### Problem
Starting at the line containing "What matplotlib code" and ending at the line containing "color='#111111', fontsize=13.5, fontweight='bold', zorder=4)", reproduce each line exactly as written, with both end lines included and all pictures omitted.

### Input

»»

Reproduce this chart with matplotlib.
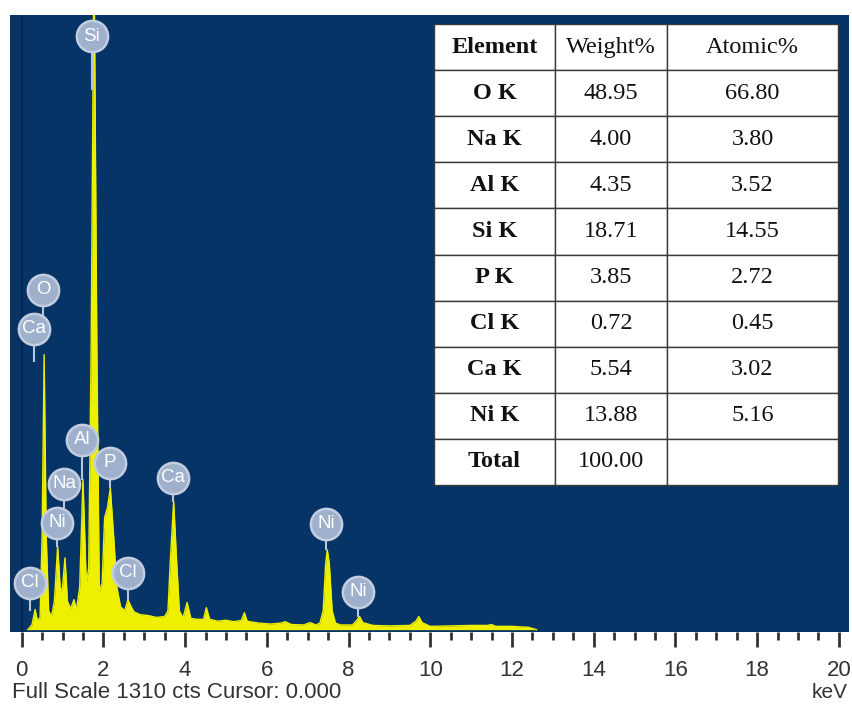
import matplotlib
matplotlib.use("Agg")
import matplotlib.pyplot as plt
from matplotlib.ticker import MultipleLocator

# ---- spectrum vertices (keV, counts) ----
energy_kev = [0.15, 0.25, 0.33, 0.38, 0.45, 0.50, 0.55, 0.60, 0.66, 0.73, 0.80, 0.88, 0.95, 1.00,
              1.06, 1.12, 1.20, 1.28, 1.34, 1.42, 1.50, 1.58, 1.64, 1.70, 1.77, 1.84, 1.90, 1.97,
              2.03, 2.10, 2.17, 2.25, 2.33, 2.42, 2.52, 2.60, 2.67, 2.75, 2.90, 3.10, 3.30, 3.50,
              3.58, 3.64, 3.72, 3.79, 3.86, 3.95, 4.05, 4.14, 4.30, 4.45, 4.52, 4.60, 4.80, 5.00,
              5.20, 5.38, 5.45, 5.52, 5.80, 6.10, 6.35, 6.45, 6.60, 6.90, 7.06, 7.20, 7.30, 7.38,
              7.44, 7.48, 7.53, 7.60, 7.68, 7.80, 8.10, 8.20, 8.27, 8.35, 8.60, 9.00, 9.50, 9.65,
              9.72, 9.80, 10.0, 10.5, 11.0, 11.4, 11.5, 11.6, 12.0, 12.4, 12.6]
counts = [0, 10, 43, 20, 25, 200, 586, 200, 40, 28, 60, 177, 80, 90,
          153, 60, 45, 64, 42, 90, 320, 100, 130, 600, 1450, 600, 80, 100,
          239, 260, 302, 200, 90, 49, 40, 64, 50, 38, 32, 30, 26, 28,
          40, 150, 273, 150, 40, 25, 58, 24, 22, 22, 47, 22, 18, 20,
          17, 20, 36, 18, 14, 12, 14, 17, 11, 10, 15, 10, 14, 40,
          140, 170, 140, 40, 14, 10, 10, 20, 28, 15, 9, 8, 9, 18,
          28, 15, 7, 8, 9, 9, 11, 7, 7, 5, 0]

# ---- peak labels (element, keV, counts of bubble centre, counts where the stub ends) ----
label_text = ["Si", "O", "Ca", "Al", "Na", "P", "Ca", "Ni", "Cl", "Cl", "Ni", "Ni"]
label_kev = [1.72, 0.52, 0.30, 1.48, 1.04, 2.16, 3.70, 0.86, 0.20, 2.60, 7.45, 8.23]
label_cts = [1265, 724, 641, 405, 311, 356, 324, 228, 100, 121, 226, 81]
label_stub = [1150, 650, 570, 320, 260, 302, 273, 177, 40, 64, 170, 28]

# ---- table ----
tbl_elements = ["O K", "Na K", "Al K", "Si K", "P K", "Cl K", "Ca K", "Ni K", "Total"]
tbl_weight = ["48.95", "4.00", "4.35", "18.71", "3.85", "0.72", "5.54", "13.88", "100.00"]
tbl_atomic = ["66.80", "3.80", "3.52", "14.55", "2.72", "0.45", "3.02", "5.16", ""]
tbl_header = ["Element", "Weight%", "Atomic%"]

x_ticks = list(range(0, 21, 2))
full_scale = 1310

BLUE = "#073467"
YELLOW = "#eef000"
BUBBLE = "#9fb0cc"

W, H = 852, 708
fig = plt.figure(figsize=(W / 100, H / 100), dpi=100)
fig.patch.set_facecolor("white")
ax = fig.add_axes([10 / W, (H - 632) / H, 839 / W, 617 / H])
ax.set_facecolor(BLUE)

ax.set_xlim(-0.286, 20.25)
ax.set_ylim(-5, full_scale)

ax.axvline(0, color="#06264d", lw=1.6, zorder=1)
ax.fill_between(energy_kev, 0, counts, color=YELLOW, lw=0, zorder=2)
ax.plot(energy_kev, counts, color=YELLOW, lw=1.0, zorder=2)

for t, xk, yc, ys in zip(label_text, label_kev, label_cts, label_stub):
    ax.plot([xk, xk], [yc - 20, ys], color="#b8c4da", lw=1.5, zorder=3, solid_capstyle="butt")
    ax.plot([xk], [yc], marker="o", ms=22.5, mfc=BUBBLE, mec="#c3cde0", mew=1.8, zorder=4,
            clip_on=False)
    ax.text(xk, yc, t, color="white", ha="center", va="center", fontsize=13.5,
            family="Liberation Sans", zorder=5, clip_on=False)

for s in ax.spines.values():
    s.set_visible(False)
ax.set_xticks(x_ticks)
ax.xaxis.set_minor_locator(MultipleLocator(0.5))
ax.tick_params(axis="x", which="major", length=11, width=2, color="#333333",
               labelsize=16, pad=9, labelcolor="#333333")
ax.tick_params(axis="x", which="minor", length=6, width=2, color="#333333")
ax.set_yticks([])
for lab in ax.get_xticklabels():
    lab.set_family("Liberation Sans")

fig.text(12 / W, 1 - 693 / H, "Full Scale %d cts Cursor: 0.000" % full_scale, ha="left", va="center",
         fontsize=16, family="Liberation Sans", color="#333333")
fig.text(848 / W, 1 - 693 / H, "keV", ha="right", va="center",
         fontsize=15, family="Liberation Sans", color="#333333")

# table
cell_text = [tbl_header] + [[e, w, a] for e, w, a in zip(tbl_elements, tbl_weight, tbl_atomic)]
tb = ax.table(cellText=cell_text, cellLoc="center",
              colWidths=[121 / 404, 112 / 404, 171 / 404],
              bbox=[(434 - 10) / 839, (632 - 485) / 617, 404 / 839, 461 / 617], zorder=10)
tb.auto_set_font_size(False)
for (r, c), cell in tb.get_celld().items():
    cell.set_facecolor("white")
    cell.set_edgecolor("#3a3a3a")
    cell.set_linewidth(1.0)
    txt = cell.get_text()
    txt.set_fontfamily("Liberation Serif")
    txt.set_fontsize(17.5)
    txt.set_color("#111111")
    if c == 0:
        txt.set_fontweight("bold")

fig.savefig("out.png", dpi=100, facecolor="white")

««
»»

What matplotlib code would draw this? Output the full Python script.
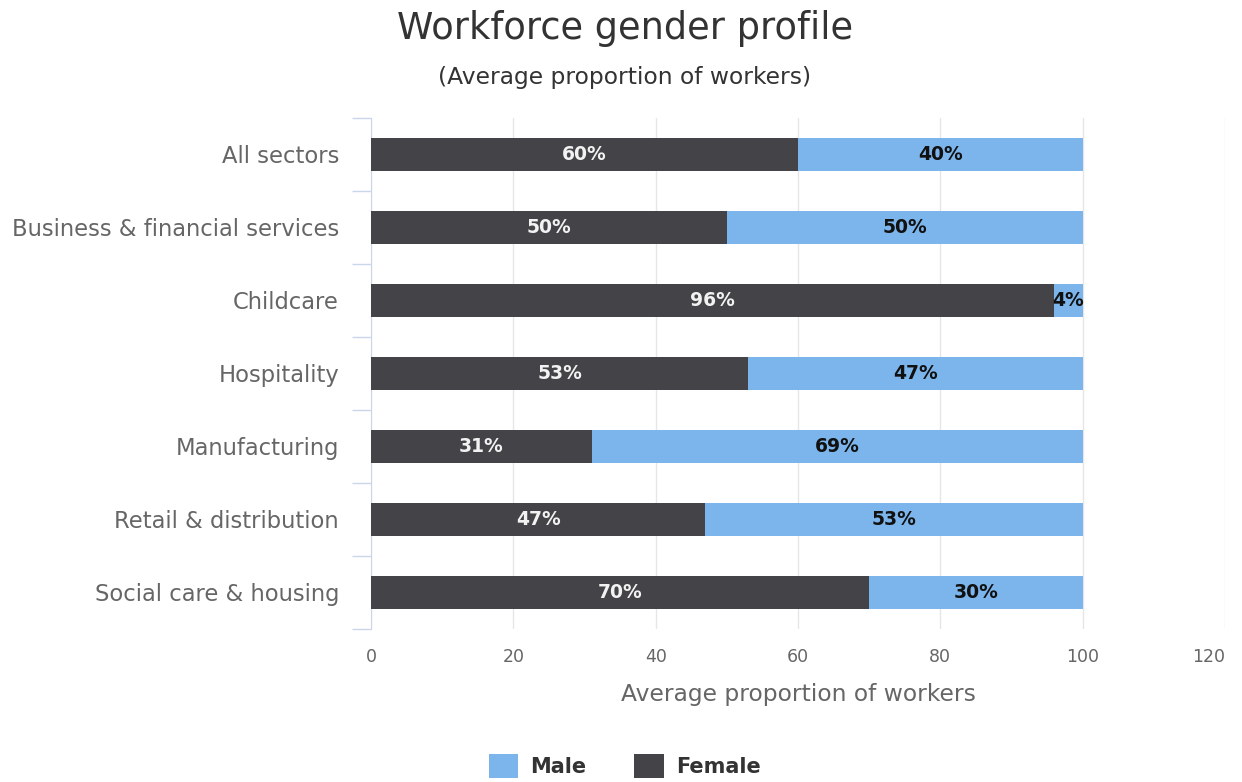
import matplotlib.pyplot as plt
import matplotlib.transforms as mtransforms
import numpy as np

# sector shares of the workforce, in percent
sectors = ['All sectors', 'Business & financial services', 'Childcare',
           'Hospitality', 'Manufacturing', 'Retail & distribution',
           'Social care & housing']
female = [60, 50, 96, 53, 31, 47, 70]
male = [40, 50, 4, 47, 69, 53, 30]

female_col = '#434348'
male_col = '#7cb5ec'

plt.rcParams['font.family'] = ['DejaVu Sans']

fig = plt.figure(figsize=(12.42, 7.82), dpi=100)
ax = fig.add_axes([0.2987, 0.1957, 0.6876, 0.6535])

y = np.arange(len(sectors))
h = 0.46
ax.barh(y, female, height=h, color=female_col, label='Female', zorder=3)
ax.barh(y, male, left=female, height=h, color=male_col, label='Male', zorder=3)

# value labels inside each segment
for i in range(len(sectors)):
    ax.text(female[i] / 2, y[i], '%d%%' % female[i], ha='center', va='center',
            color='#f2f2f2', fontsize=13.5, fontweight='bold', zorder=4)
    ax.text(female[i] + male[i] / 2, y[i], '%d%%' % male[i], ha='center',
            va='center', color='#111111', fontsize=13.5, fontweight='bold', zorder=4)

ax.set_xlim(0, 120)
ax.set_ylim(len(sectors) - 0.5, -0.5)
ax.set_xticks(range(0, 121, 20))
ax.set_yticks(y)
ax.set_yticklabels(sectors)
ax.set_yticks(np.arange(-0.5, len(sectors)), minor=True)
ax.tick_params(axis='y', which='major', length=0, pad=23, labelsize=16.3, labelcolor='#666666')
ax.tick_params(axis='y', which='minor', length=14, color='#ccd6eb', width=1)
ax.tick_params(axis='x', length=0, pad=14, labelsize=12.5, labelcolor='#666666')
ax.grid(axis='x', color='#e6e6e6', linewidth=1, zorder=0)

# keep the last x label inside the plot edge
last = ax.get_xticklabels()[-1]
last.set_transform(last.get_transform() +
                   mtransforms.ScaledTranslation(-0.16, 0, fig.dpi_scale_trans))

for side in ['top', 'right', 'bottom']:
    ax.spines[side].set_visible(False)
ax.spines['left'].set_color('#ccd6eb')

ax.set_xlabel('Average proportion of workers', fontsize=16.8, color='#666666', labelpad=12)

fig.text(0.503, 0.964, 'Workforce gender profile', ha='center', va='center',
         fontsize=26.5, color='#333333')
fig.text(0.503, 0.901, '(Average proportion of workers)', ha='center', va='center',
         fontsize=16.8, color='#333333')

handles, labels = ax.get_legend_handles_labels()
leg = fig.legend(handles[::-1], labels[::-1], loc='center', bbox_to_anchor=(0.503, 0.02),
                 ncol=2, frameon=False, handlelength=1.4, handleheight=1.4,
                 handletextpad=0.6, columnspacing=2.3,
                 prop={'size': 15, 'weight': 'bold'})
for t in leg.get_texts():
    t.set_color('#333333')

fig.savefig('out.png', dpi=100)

««

### Task answer
What matplotlib code would draw this? Output the full Python script.
import matplotlib.pyplot as plt
import matplotlib.transforms as mtransforms
import numpy as np

# sector shares of the workforce, in percent
sectors = ['All sectors', 'Business & financial services', 'Childcare',
           'Hospitality', 'Manufacturing', 'Retail & distribution',
           'Social care & housing']
female = [60, 50, 96, 53, 31, 47, 70]
male = [40, 50, 4, 47, 69, 53, 30]

female_col = '#434348'
male_col = '#7cb5ec'

plt.rcParams['font.family'] = ['DejaVu Sans']

fig = plt.figure(figsize=(12.42, 7.82), dpi=100)
ax = fig.add_axes([0.2987, 0.1957, 0.6876, 0.6535])

y = np.arange(len(sectors))
h = 0.46
ax.barh(y, female, height=h, color=female_col, label='Female', zorder=3)
ax.barh(y, male, left=female, height=h, color=male_col, label='Male', zorder=3)

# value labels inside each segment
for i in range(len(sectors)):
    ax.text(female[i] / 2, y[i], '%d%%' % female[i], ha='center', va='center',
            color='#f2f2f2', fontsize=13.5, fontweight='bold', zorder=4)
    ax.text(female[i] + male[i] / 2, y[i], '%d%%' % male[i], ha='center',
            va='center', color='#111111', fontsize=13.5, fontweight='bold', zorder=4)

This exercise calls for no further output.